Mme d’Enville n’est jamais tombée dans l’oubli. La correspondance qu’elle a reçue fait l’objet d’études récentes valorisant cette aristocrate riche et influente qui a fait de La Roche-Guyon un important lieu de rayonnement des Lumières et qui a su tisser un réseau dense de relations européennes. On lui reconnaît également des facultés d’administratrice et d’éducatrice, mises à profit pour faire fructifier son patrimoine et redorer le blason familial, terni par la disgrâce de son père.
Oeuvres
- Correspondance de la duchesse d'Enville, éd. Michèle Crogiez et Élisabeth Badinter, Paris, Éditions de l’œil, 2016, 240 p.
Choix bibliographique
- Couffy, Annick (dir.), Curiositas humana est. Le château de la Roche-Guyon. Un salon scientifique au siècle des Lumières, s.l., Val-d’Oise Éditions, 1999, 140 p.
- Ruwet, Joseph (dir.), Lettres de Turgot à la duchesse d’Enville (1764-1764 et 1777-1780), Louvain/Leiden, Bibliothèque de l’Université/E. J. Brill, 1976, 236 p.
- Vermelle, Alison, « Malesherbes et ses belles amies, thèse de doctorat», Université Paris-Nanterre, 26 novembre 2016.

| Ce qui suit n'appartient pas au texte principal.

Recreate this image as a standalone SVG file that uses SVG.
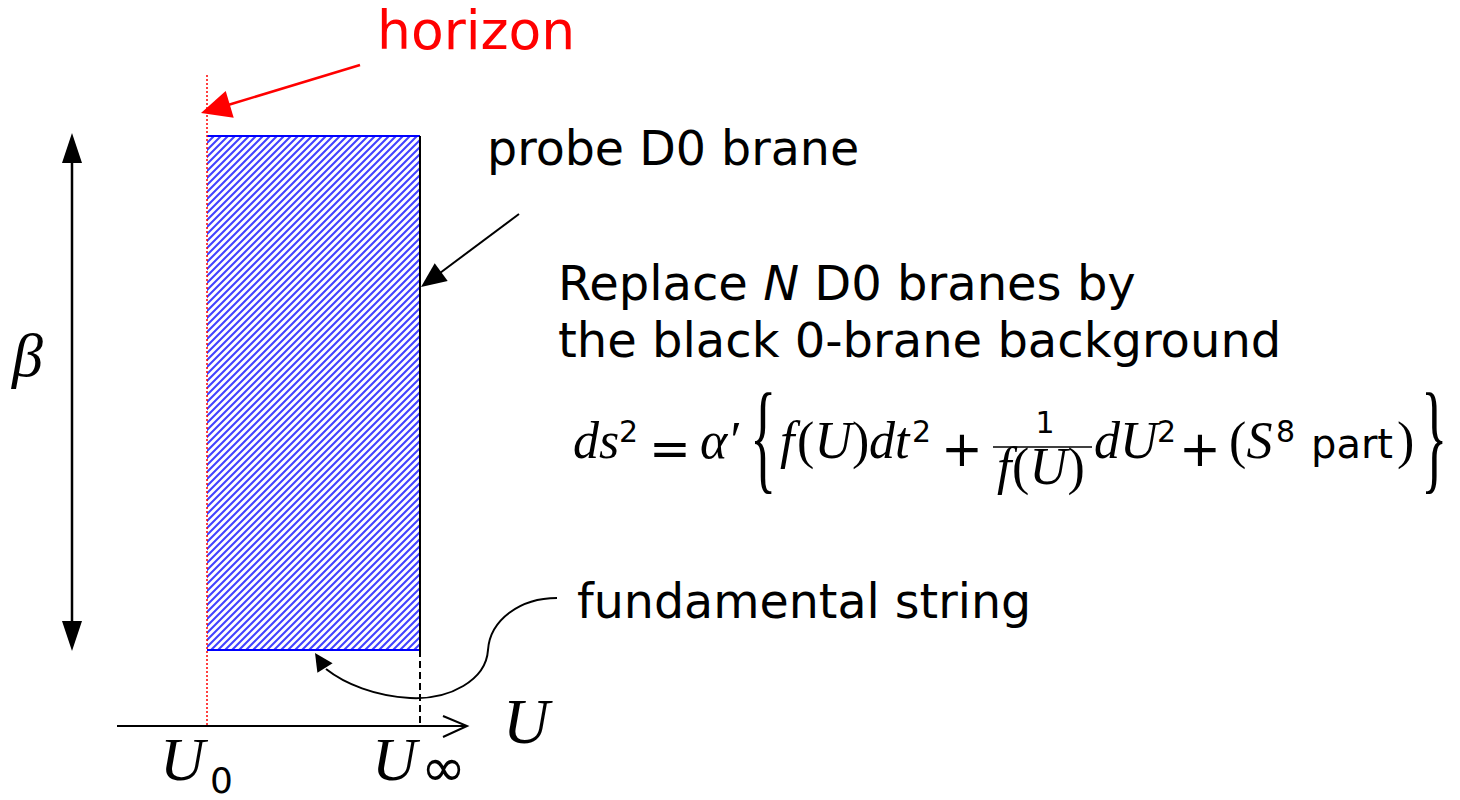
<svg xmlns="http://www.w3.org/2000/svg" width="1460" height="800" viewBox="0 0 1460 800">
<style>
.sans{font-family:"DejaVu Sans","Liberation Sans",sans-serif;fill:#000}
.red{fill:#ff0000}
.mi{font-family:"Liberation Serif","DejaVu Serif",serif;font-style:italic;fill:#000}
.mr{font-family:"Liberation Serif","DejaVu Serif",serif;fill:#000}
.ln{stroke:#000;stroke-width:2;fill:none}
</style>
<defs>
<pattern id="hatch" patternUnits="userSpaceOnUse" width="7" height="7">
<rect width="7" height="7" fill="#ffffff"/>
<path d="M-1,1 L1,-1 M0,7 L7,0 M6,8 L8,6" stroke="#4242ff" stroke-width="2.1"/>
</pattern>
</defs>
<rect width="1460" height="800" fill="#ffffff"/>

<g id="brane">
<rect x="207" y="136" width="213" height="514" fill="url(#hatch)"/>
<line x1="207" y1="136" x2="420" y2="136" stroke="#0000ff" stroke-width="2"/>
<line x1="207" y1="650" x2="420" y2="650" stroke="#0000ff" stroke-width="2"/>
<line x1="420" y1="136" x2="420" y2="650" stroke="#000" stroke-width="2"/>
</g>

<g id="horizon-line">
<line x1="207" y1="75" x2="207" y2="726" stroke="#ff0000" stroke-width="1.5" stroke-dasharray="2,2"/>
</g>

<g id="connectors">
<line x1="420" y1="650" x2="420" y2="726" stroke="#000" stroke-width="2" stroke-dasharray="7,4"/>
<line x1="360" y1="65" x2="228" y2="105" stroke="#ff0000" stroke-width="2.5"/>
<polygon points="201,113 225.7,90.9 233.7,117.7" fill="#ff0000"/>
<line x1="519" y1="214" x2="440" y2="273" class="ln"/>
<polygon points="421,287 434.7,263.3 447.7,281.1" fill="#000"/>
<path d="M557,598 C520,598 490,620 488,650 C486,680 450,700 410,698 C375,696 345,684 326,669" class="ln"/>
<polygon points="315,653 332.6,663.2 317.4,672.8" fill="#000"/>
<line x1="72" y1="160" x2="72" y2="625" stroke="#000" stroke-width="2.5"/>
<polygon points="72,133 62,163 82,163" fill="#000"/>
<polygon points="72,651 62,621 82,621" fill="#000"/>
<line x1="117" y1="726" x2="466" y2="726" class="ln"/>
<polyline points="443,716 467,726 443,737" class="ln"/>
</g>

<g id="labels">
<text x="377" y="49" class="sans red" font-size="53.5">horizon</text>
<text x="487" y="165" class="sans" font-size="47.5">probe D0 brane</text>
<text x="558" y="300" class="sans" font-size="48">Replace <tspan font-style="italic">N</tspan> D0 branes by</text>
<text x="558" y="357" class="sans" font-size="48">the black 0-brane background</text>
<text x="577" y="618" class="sans" font-size="47.5">fundamental string</text>
<text x="12" y="376" class="mi" font-size="62">β</text>
<text x="503" y="743" class="mi" font-size="64">U</text>
<text x="160" y="780" class="mi" font-size="62">U</text>
<text x="210" y="793" class="sans" font-size="36">0</text>
<text x="372" y="780" class="mi" font-size="62">U</text>
<text x="421" y="786" class="sans" font-size="54">∞</text>
</g>

<g id="formula">
<text y="458" class="mi" font-size="52"><tspan x="573">d</tspan><tspan x="599">s</tspan></text>
<text x="619" y="442" class="sans" font-size="30">2</text>
<text x="670" y="466" class="sans" font-size="50" text-anchor="middle">=</text>
<text x="700" y="458" class="mi" font-size="52">α′</text>
<text class="mr" font-size="122" transform="translate(750,478) scale(0.45,1)">{</text>
<text y="458" class="mi" font-size="52"><tspan x="780">f</tspan></text>
<text y="458" class="mr" font-size="52"><tspan x="797">(</tspan></text>
<text y="458" class="mi" font-size="52"><tspan x="814.5">U</tspan></text>
<text y="458" class="mr" font-size="52"><tspan x="852">)</tspan></text>
<text y="458" class="mi" font-size="52"><tspan x="869">d</tspan><tspan x="895">t</tspan></text>
<text x="912" y="442" class="sans" font-size="30">2</text>
<text x="962" y="466" class="sans" font-size="50" text-anchor="middle">+</text>
<line x1="993" y1="447" x2="1092" y2="447" stroke="#000" stroke-width="1.5"/>
<text x="1045" y="433" class="sans" font-size="30" text-anchor="middle">1</text>
<text y="484" class="mi" font-size="52"><tspan x="997">f</tspan></text>
<text y="484" class="mr" font-size="52"><tspan x="1012">(</tspan></text>
<text y="484" class="mi" font-size="52"><tspan x="1029.5">U</tspan></text>
<text y="484" class="mr" font-size="52"><tspan x="1067.5">)</tspan></text>
<text y="458" class="mi" font-size="52"><tspan x="1094">d</tspan><tspan x="1120">U</tspan></text>
<text x="1157" y="442" class="sans" font-size="30">2</text>
<text x="1200" y="466" class="sans" font-size="50" text-anchor="middle">+</text>
<text x="1229" y="458" class="mr" font-size="52">(</text>
<text x="1246.5" y="458" class="mi" font-size="52">S</text>
<text x="1276" y="442" class="sans" font-size="30">8</text>
<text x="1311" y="458" class="sans" font-size="40">part</text>
<text x="1397" y="458" class="mr" font-size="52">)</text>
<text class="mr" font-size="122" transform="translate(1421,478) scale(0.45,1)">}</text>
</g>
</svg>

- Wick, Gabriel, Un paysage des Lumières : Le jardin anglais du château de la Roche-Guyon, Paris, Éditions ArtLys, 2014, 141 p.
Choix iconographique
- 1740 : Nattier Jean-Marc, « La belle source », gravure, collection privée.
- Non daté : Anonyme (Atelier de Nattier), Louise Elisabeth Nicole de La Rochefoucauld, duchesse d’Enville, collection privée -- Curiositas humana est, voir supra Choix bibliographique, p. 32.

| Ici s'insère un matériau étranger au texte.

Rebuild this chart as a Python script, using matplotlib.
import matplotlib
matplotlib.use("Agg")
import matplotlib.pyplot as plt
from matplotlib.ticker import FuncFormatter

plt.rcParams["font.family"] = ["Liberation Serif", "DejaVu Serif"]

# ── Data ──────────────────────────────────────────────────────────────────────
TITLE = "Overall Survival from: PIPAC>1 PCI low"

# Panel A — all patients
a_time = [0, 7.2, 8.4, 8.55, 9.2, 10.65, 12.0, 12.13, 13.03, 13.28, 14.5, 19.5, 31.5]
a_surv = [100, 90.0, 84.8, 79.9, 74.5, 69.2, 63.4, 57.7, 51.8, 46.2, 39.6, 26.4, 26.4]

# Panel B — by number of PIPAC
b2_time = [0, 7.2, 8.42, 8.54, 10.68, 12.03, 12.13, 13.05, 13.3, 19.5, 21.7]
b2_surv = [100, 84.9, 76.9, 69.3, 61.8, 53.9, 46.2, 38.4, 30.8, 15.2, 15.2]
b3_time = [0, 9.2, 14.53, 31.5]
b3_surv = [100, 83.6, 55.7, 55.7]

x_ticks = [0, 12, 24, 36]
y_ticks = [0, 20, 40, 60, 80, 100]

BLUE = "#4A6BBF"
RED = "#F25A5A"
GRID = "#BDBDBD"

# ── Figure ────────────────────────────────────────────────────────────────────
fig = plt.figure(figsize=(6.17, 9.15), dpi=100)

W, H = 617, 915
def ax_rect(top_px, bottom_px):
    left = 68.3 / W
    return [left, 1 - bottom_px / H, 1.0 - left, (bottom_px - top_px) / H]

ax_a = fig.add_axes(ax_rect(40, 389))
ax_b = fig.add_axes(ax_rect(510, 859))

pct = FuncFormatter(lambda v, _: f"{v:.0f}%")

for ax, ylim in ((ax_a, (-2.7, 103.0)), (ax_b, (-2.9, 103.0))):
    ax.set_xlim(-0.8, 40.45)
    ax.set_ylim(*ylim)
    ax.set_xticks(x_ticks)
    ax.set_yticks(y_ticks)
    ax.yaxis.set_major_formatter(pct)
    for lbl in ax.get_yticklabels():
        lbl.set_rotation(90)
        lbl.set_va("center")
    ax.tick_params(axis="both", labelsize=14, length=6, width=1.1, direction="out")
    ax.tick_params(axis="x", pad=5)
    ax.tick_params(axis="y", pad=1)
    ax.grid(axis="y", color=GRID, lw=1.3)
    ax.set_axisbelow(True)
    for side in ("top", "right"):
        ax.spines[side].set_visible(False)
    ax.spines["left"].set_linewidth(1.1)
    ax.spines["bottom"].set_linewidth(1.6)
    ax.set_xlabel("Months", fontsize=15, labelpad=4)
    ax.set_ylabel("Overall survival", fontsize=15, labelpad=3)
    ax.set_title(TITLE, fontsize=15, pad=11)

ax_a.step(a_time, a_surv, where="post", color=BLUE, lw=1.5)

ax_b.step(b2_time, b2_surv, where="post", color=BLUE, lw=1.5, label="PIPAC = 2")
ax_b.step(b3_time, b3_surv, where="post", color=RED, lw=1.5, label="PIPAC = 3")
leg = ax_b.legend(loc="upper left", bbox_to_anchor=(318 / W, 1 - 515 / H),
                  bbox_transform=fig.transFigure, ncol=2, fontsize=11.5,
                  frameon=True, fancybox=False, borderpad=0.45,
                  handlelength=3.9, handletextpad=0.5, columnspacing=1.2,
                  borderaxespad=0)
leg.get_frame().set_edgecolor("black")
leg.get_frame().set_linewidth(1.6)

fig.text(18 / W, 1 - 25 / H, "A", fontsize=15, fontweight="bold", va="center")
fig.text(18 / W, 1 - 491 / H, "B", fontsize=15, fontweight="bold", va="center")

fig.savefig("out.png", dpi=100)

- Non daté : Roslin Alexandre, La duchesse d’Enville, pastel, 42x37 cm, collection privée.
Jugements
- « (…) l’exemple d’une modestie, d’une simplicité, d’un oubli de toute espèce de prétention, que je ne vis jamais à cet âge que chez elle. » (Tronchin Théodore, lettre du 4 décembre 1765, collection Clerc de Landresse, citée dans Tyl Pierre, « Le salon de la duchesse d’Enville, un cénacle épris de sciences et de progrès », in Curiositas humana est, voir supra Choix bibliographique, p. 36).
- « Elle n’a pas les grands airs de nos grandes dames, elle a le ton assez animé, elle est un peu entichée de la philosophie moderne mais elle la pratique plus qu’elle ne la prêche. » (Du Deffand Marie, Lettre à Horace Walpole, 21 mars 1768, dans Du Deffand Marie, Lettres de la marquise du Deffand à Horace Walpole écrites dans les années 1759 à 1775, Paris, Treuttel et Würtz, vol. 1, p. 215-216).
- « C’est une dame d’un esprit et d’un mérite peu communs » (Franklin Benjamin, Mémoires sur la vie et les écrits de Benjamin Franklin [1785], Paris, Treuttel et Würtz, 1818, vol 2, p. 311).
- « C’est une femme parfaitement bonne, douée de cette simplicité que fait disparaître souvent l’orgueil familial ou la morgue du rang social. » (Young Arthur, Voyages en France en 1787, 1788 et 1789, Paris, A. Colin, p. 262).
- « C’était madame la duchesse d’Enville, dont le caractère était encore plus noble que la race, et l’âme plus élevée que le rang. » (Boissy d’Anglas François-Antoine, Essai sur la vie, les écrits et les opinions de M. de Malesherbes, Treuttel et Würtz, 1819, vol. 1, p. 9).